Now that awards season is over and life has slipped my planner back under the door, I find myself all itchy and antsy. That sense of yearning with no exact object in mind: that happens to me over and over in my life. It expresses itself as wanderlust, as autumn restlessness, as spring impatience, as summer jobs, as poems that burst with need, as feeling called to the ocean in almost mythological proportions. I want, and that wanting has come again. I want spring, and the sea, and my next big project, and deep, sweet things that have no name. Strange needs I can’t name but try to meet anyway.

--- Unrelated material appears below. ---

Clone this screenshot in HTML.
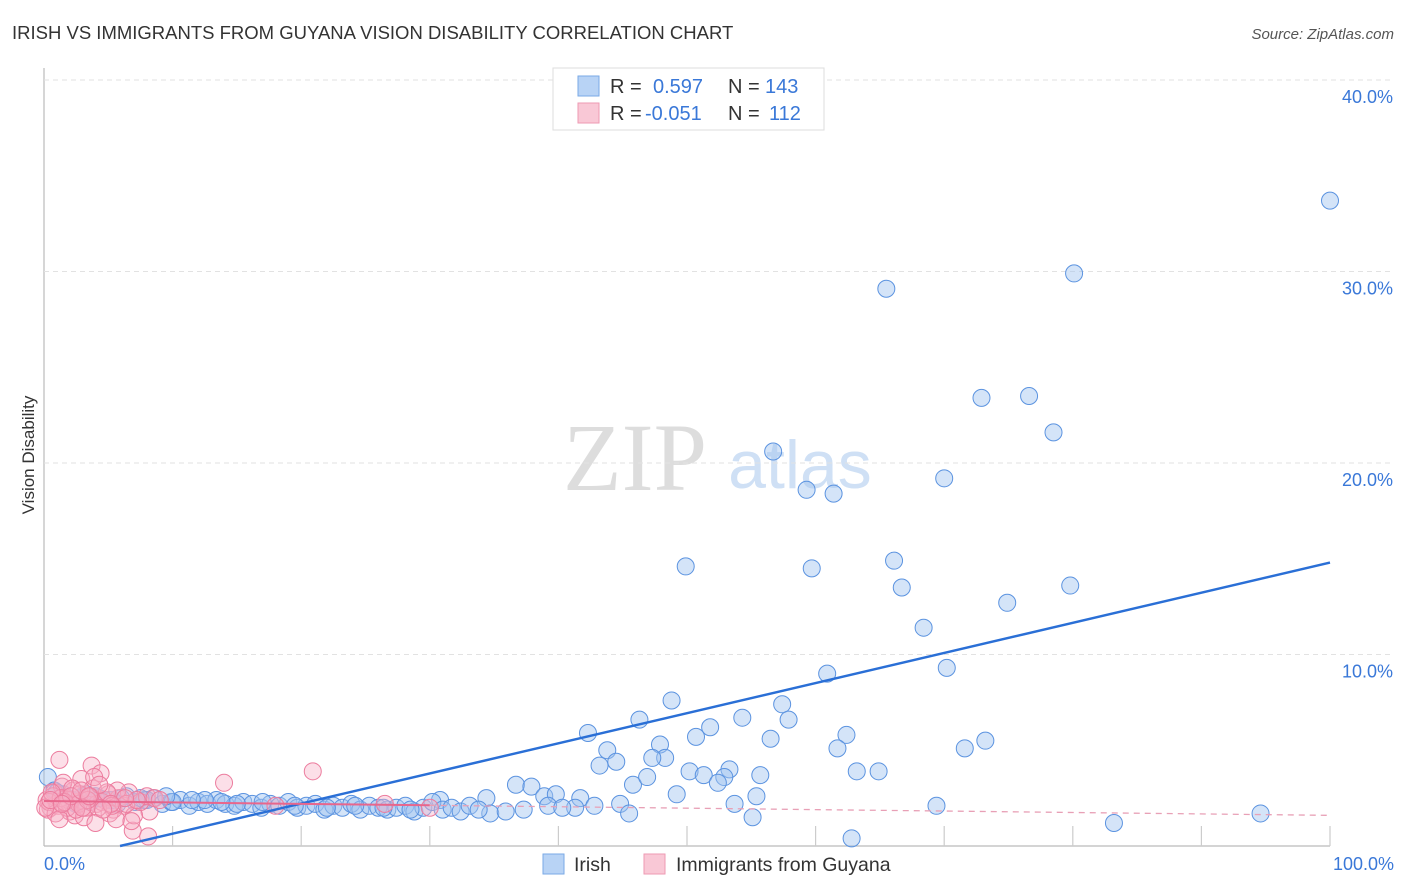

Something about them, the needs, has had me thinking lately about the meaning of the word retreat. My annual writing retreat with my bestie is coming up—just days away—and I couldn’t be more eager for it. I’m going to use it to dive deep, deep into the WIPbeast and push it towards finished, that good hard work that needs to happen in long chunks rather than short snippets. Concentrated effort. It’s retreat work, and it’s interesting to me how I’ve come to think of that over the past five years of this particular tradition with my friend. What does it mean to retreat? To withdraw, draw back, retire, slink away into privacy and seclusion. All of that to work, uninterrupted, on the art I work on all the time. So it’s actually the opposite of a vacation, where I leave work to enjoy life. In retreat, I leave life to enjoy work.

Retreating is kind of like a second honeymoon with writing. We’re already committed. We already spend most of our time together. But this one trip is extra special. It’ll be fun. It’ll probably be pretty emotional, secretly hard. But if we both put in the time, I’ll leave it feeling recommitted, reinvigorated, and reinspired. To retreat is to renew. It’s to cover a bunch of ground, crank out tons of work, have some fun, get punch drunk, and do deep work that renews all the good things. We don’t retreat from writing; we retreat to writing.

And I am very much looking forward to that.

What have you all been up to? Anyone overdue for a retreat of your own?